Start of Data section
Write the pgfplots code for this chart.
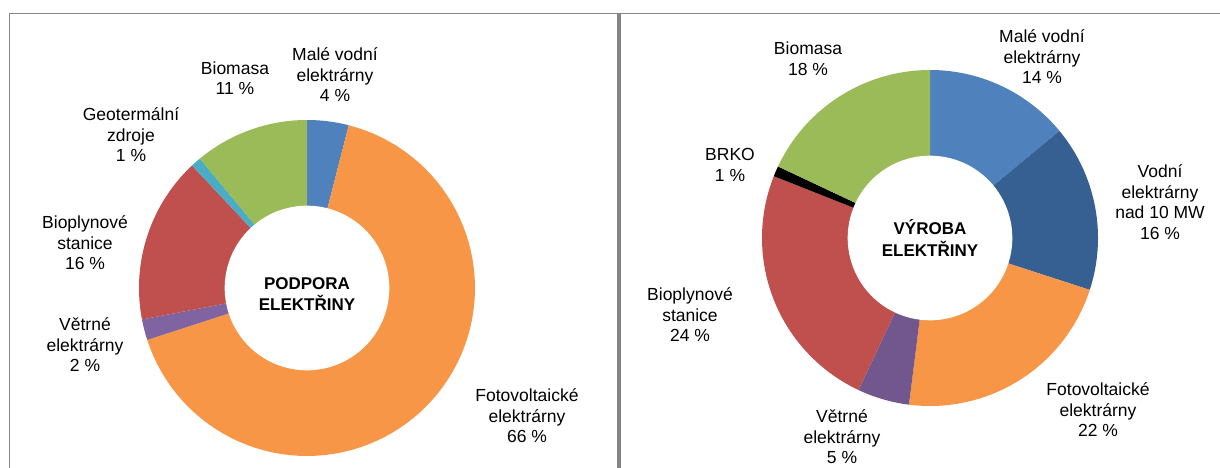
\documentclass[border=0pt]{standalone}
\usepackage{pgfplots}
\pgfplotsset{compat=1.18}
\usepackage{fontspec}
\setmainfont{Liberation Sans}
\definecolor{pBlue}{HTML}{4F81BD}
\definecolor{pOrange}{HTML}{F79646}
\definecolor{pPurple}{HTML}{8064A2}
\definecolor{pPurpleD}{HTML}{72578F}
\definecolor{pRed}{HTML}{C0504D}
\definecolor{pCyan}{HTML}{4BACC6}
\definecolor{pGreen}{HTML}{9BBB59}
\definecolor{pDarkBlue}{HTML}{376092}
\definecolor{frameGray}{HTML}{858585}

% slices: value/colour, clockwise from 12 o'clock
\newcommand\donutslices[1]{%
  \xdef\cum{0}%
  \foreach \v/\col in {#1}{%
    \pgfmathsetmacro\aend{90-3.6*\cum}%
    \pgfmathsetmacro\newcum{\cum+\v}%
    \xdef\cum{\newcum}%
    \pgfmathsetmacro\astart{90-3.6*\cum}%
    \edef\temp{\noexpand\addplot[fill=\col, draw=none, domain=\astart:\aend, samples=80] ({cos(x)},{sin(x)}) -- (axis cs:0,0) -- cycle;}%
    \temp
  }%
  \addplot[fill=white, draw=none, domain=0:360, samples=120] ({0.49*cos(x)},{0.49*sin(x)}) -- cycle;
}

\pgfplotsset{donut/.style={anchor=center, scale only axis, width=336pt, height=336pt,
  xmin=-1, xmax=1, ymin=-1, ymax=1, hide axis}}

\begin{document}
\begin{tikzpicture}[x=1pt,y=1pt, lab/.style={align=center, font=\fontsize{17.5}{20.5}\selectfont, inner sep=0pt}]
\useasboundingbox (0,0) rectangle (1220,468);
\begin{scope}
\clip (0,0) rectangle (1220,468);
\draw[frameGray, line width=1.8pt] (9.5,-5) -- (9.5,454.5) -- (1225,454.5);
\draw[frameGray, line width=4pt] (619,-5) -- (619,454.5);
\end{scope}

% left: podpora elektriny
\begin{axis}[donut, at={(307pt,180pt)}]
\donutslices{4/pBlue, 66/pOrange, 2/pPurple, 16/pRed, 1/pCyan, 11/pGreen}
\end{axis}

% right: vyroba elektriny
\begin{axis}[donut, at={(930pt,230pt)}]
\donutslices{14/pBlue, 16/pDarkBlue, 22/pOrange, 5/pPurpleD, 24/pRed, 1/black, 18/pGreen}
\end{axis}

% labels left
\node[lab] at (335,393) {Malé vodní\\elektrárny\\4 \%};
\node[lab] at (235,390) {Biomasa\\11 \%};
\node[lab] at (131,333) {Geotermální\\zdroje\\1 \%};
\node[lab] at (85,225) {Bioplynové\\stanice\\16 \%};
\node[lab] at (85,123) {Větrné\\elektrárny\\2 \%};
\node[lab] at (527,52) {Fotovoltaické\\elektrárny\\66 \%};
\node[lab, font=\fontsize{17}{21.5}\selectfont\bfseries] at (307,174) {PODPORA\\ELEKTŘINY};

% labels right
\node[lab] at (808,409) {Biomasa\\18 \%};
\node[lab] at (1042,411) {Malé vodní\\elektrárny\\14 \%};
\node[lab] at (730,303) {BRKO\\1 \%};
\node[lab] at (1160,266) {Vodní\\elektrárny\\nad 10 MW\\16 \%};
\node[lab, font=\fontsize{17}{21.5}\selectfont\bfseries] at (930,230) {VÝROBA\\ELEKTŘINY};
\node[lab] at (690,153) {Bioplynové\\stanice\\24 \%};
\node[lab] at (1098,58) {Fotovoltaické\\elektrárny\\22 \%};
\node[lab] at (842,31) {Větrné\\elektrárny\\5 \%};
\end{tikzpicture}
\end{document}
End of Data section
## Exercise requirements
Repeat the listing in full and exactly. Do not include any images.

## Output of the task
Write the pgfplots code for this chart.
\documentclass[border=0pt]{standalone}
\usepackage{pgfplots}
\pgfplotsset{compat=1.18}
\usepackage{fontspec}
\setmainfont{Liberation Sans}
\definecolor{pBlue}{HTML}{4F81BD}
\definecolor{pOrange}{HTML}{F79646}
\definecolor{pPurple}{HTML}{8064A2}
\definecolor{pPurpleD}{HTML}{72578F}
\definecolor{pRed}{HTML}{C0504D}
\definecolor{pCyan}{HTML}{4BACC6}
\definecolor{pGreen}{HTML}{9BBB59}
\definecolor{pDarkBlue}{HTML}{376092}
\definecolor{frameGray}{HTML}{858585}

% slices: value/colour, clockwise from 12 o'clock
\newcommand\donutslices[1]{%
  \xdef\cum{0}%
  \foreach \v/\col in {#1}{%
    \pgfmathsetmacro\aend{90-3.6*\cum}%
    \pgfmathsetmacro\newcum{\cum+\v}%
    \xdef\cum{\newcum}%
    \pgfmathsetmacro\astart{90-3.6*\cum}%
    \edef\temp{\noexpand\addplot[fill=\col, draw=none, domain=\astart:\aend, samples=80] ({cos(x)},{sin(x)}) -- (axis cs:0,0) -- cycle;}%
    \temp
  }%
  \addplot[fill=white, draw=none, domain=0:360, samples=120] ({0.49*cos(x)},{0.49*sin(x)}) -- cycle;
}

\pgfplotsset{donut/.style={anchor=center, scale only axis, width=336pt, height=336pt,
  xmin=-1, xmax=1, ymin=-1, ymax=1, hide axis}}

\begin{document}
\begin{tikzpicture}[x=1pt,y=1pt, lab/.style={align=center, font=\fontsize{17.5}{20.5}\selectfont, inner sep=0pt}]
\useasboundingbox (0,0) rectangle (1220,468);
\begin{scope}
\clip (0,0) rectangle (1220,468);
\draw[frameGray, line width=1.8pt] (9.5,-5) -- (9.5,454.5) -- (1225,454.5);
\draw[frameGray, line width=4pt] (619,-5) -- (619,454.5);
\end{scope}

% left: podpora elektriny
\begin{axis}[donut, at={(307pt,180pt)}]
\donutslices{4/pBlue, 66/pOrange, 2/pPurple, 16/pRed, 1/pCyan, 11/pGreen}
\end{axis}

% right: vyroba elektriny
\begin{axis}[donut, at={(930pt,230pt)}]
\donutslices{14/pBlue, 16/pDarkBlue, 22/pOrange, 5/pPurpleD, 24/pRed, 1/black, 18/pGreen}
\end{axis}

% labels left
\node[lab] at (335,393) {Malé vodní\\elektrárny\\4 \%};
\node[lab] at (235,390) {Biomasa\\11 \%};
\node[lab] at (131,333) {Geotermální\\zdroje\\1 \%};
\node[lab] at (85,225) {Bioplynové\\stanice\\16 \%};
\node[lab] at (85,123) {Větrné\\elektrárny\\2 \%};
\node[lab] at (527,52) {Fotovoltaické\\elektrárny\\66 \%};
\node[lab, font=\fontsize{17}{21.5}\selectfont\bfseries] at (307,174) {PODPORA\\ELEKTŘINY};

% labels right
\node[lab] at (808,409) {Biomasa\\18 \%};
\node[lab] at (1042,411) {Malé vodní\\elektrárny\\14 \%};
\node[lab] at (730,303) {BRKO\\1 \%};
\node[lab] at (1160,266) {Vodní\\elektrárny\\nad 10 MW\\16 \%};
\node[lab, font=\fontsize{17}{21.5}\selectfont\bfseries] at (930,230) {VÝROBA\\ELEKTŘINY};
\node[lab] at (690,153) {Bioplynové\\stanice\\24 \%};
\node[lab] at (1098,58) {Fotovoltaické\\elektrárny\\22 \%};
\node[lab] at (842,31) {Větrné\\elektrárny\\5 \%};
\end{tikzpicture}
\end{document}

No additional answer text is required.